Louisiana deaths behind bars. Incarceration Transparency, a project undertaken by law students and faculty at Loyola University New Orleans, has compiled data on more than 830 deaths in Louisiana jails, prisons, and juvenile detention centers, primarily between 2015 and 2019, based on 130+ public records requests. The information includes each decedent’s name, age, sex, race, and trial status; the date, facility, and cause of death; and other factors. Read more: The New Yorker’s recent profile of the project and the professor leading it. Previously: Deaths in US jails, via Reuters (DIP 2020.10.21).

A/B headline tests. The Upworthy Research Archive describes 32,000+ headline-testing experiments conducted in 2013–15 by Upworthy, the online publication that popularized a once-ubiquitous style of headline. The dataset, contributed by the publication to a team of academics, is split into three tranches for use in different phases of research. In total, it covers 150,000+ headline-plus-image permutations; for each, it provides the headline, an image identifier, the number of viewers assigned to see it, the number who clicked, and other details.

The Magazine of Early American Datasets. MEAD, as the publication acronymizes itself, “provides sweet, intoxicating data for your investigations of early North America and the Atlantic World.” The initiative, affiliated with the University of Pennsylvania, hosts a few dozen datasets on a range of topics; many focus on Pennsylvania and on slavery, while other subjects include George Washington’s shipping invoices and the 19th century children’s book industry. [h/t Noah Veltman]

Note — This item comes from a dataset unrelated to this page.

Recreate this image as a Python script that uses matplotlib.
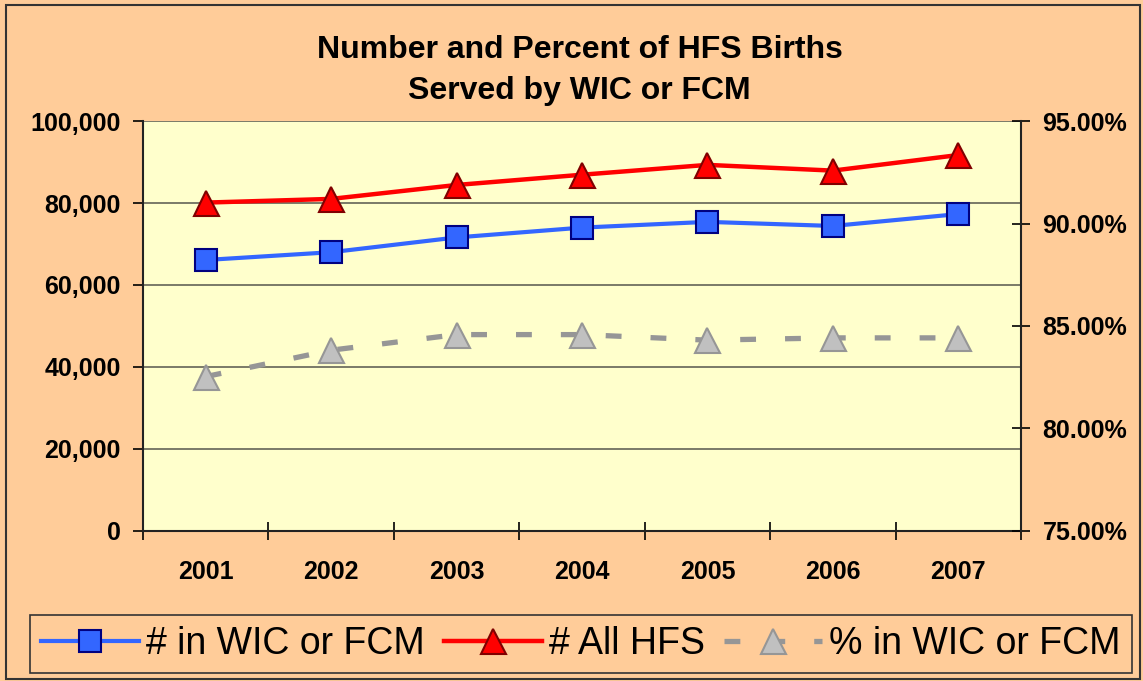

Shows within shows. Nestflix, a new website by designer/developer Lynn Fisher, catalogs more than 400 fictional films and TV shows that appear within actual films and TV shows. For instance: 30 Rock’s The Rural Juror and Home Alone’s Angels with Filthy Souls. The project is open-source; the data files for each item include the title, a description, a quotation, the parent show/film, and more.